Since we're familiar with words, we know not to trust words. That's why we focus on things like citation. People lie and misrepresent and omit and use rhetoric and all the rest to manipulate words to their advantage. You've seen it. You may have even used it. That makes us skeptical about words. We demand sources, and citations, and literature reviews, and all that other lovely academic folderol. We know better.

So when we delve into the world of numbers, many of us—maybe even most of us—set aside that healthy skepticism. We presume that "numbers can't lie". We presume, in turn, that quantitative, formal modelling can't be a lie. It can be wrong, but even then, we presume that it's the numbers that will prove the model wrong. If the numbers fit, then it must be true, right?

It isn't true. A model is just an opinion. It's the quantitative equivalent of saying "Colonel Mustard, in the Library, with the Pipe" in a game of Clue. It might be true. It might not. Certain choices of numbers might show it to be true. Others might show it to be false. Others might mean nothing at all. It's a theory. Words, numbers, whatever, that's how theories work.

That means you can indeed lie or misinform or misdirect with numbers. Choosing one set of numbers and ignoring another set might "prove" the model you want. The process of turning qualitative factors into quantitative variables ("operationalization") might also "prove" the model you want. And, hell, if the numbers prove multiple sets of models—which happens—picking one model and ignoring the rest can also "prove" the model you want. All of these are lying with numbers. They can happen. They do happen. Constantly.
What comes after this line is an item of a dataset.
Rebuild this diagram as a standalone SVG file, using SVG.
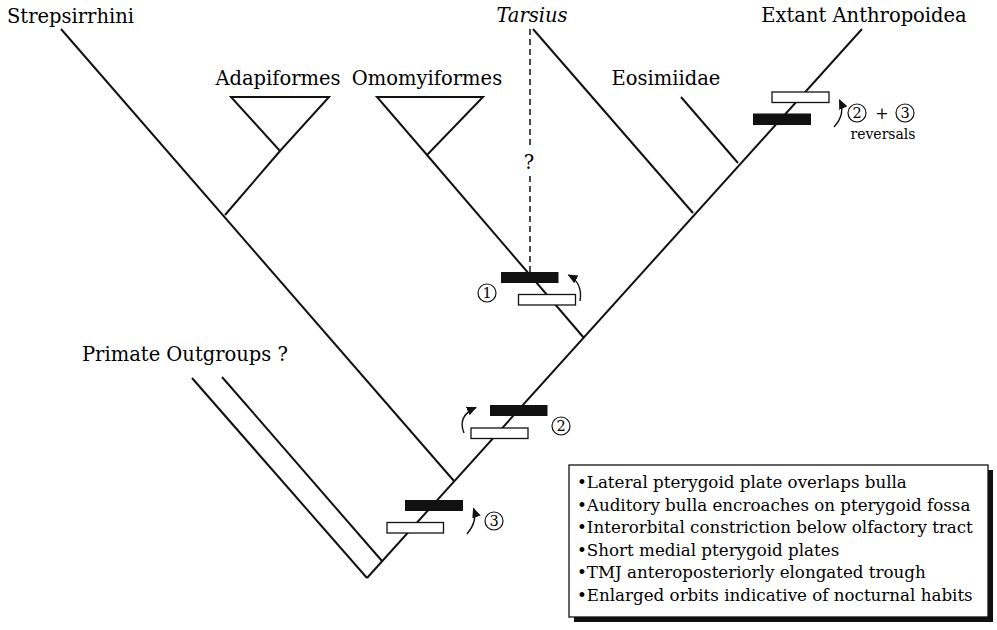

I don't think that Casey's lying with numbers. I do think that Casey doesn't really realize what he's doing. He (and many others) forget that the same sort of care that we take with theories in words also needs to be taken with theories in numbers. You have to teach and learn and cite these theories, so that you aren't vulnerable to those who attempt to lie with numbers, and you aren't susceptible to making mistakes with your number-theories that amount to unwitting lies.

Most importantly, you have to be very careful to present the theories as they are, instead of how you think they are. If you don't, you end up like Casey Mulligan: beating the holy hell out of a strawman made of numbers.